- Interactive map of Gmina Zblewo
- Coordinates (Zblewo): 53°56′5″N 18°19′46″E﻿ / ﻿53.93472°N 18.32944°E
- Country: Poland
- Voivodeship: Pomeranian
- County: Starogard
- Seat: Zblewo

Government
- • Wójt: Artur Herold

Area
- • Total: 137.96 km^{2} (53.27 sq mi)

Population (2022)
- • Total: 11,817
- • Density: 85.655/km^{2} (221.85/sq mi)
- Website: bip.zblewo.pl

= Gmina Zblewo =

Gmina Zblewo is a rural gmina (administrative district) in Starogard County, Pomeranian Voivodeship, in northern Poland. Its seat is the village of Zblewo, which lies approximately 14 km west of Starogard Gdański and 52 km south-west of the regional capital Gdańsk.

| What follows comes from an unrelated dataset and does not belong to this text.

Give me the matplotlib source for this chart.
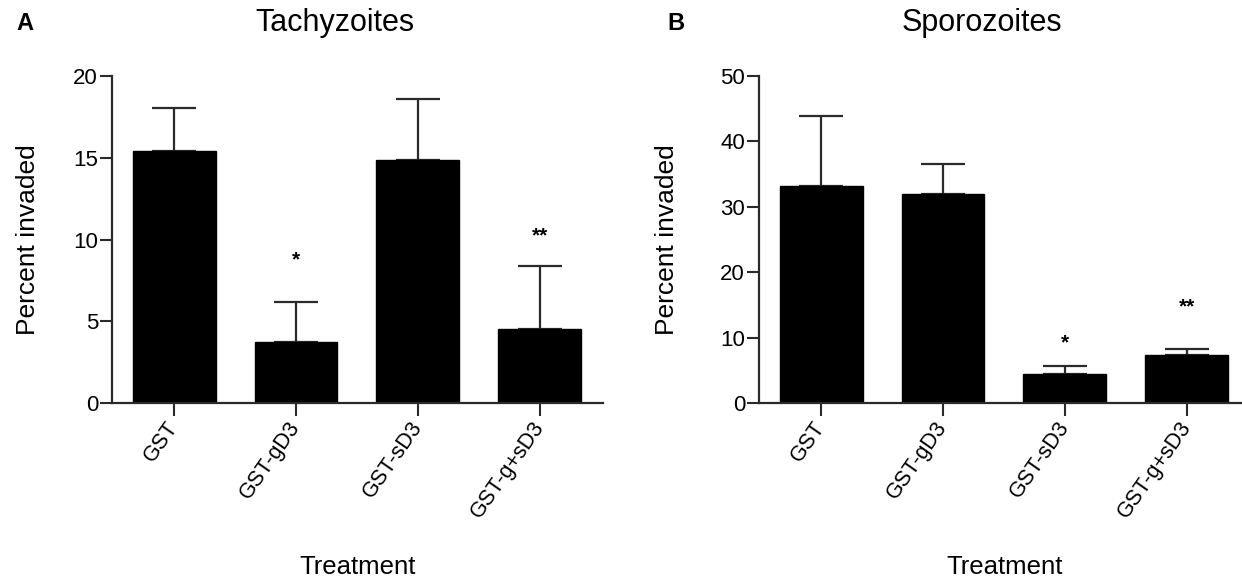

The gmina covers an area of 137.96 km2, and, as of 2022, its total population is 11,817. The gmina's wójt is the non-aligned Artur Herold, a former professional athlete.

==Villages==
Gmina Zblewo contains the villages and settlements of Babie Doły, Białachówko, Białachowo, Biały Bukowiec, Borzechowo, Bytonia, Cis, Jezierce, Jeziornik, Karolewo, Kleszczewo Kościerskie, Królewski Bukowiec, Lipia Góra Mała, Lisewko, Mały Bukowiec, Miradowo, Pałubinek, Pazda, Piesienica, Pinczyn, Radziejewo, Semlin, Semlinek, Stary Cis, Tomaszewo, Trosowo, Twardy Dół, Wałdówko, Wirty, Zawada and Zblewo.

==Neighbouring gminas==
Gmina Zblewo is bordered by the gminas of Kaliska, Lubichowo, Skarszewy, Stara Kiszewa and Starogard Gdański.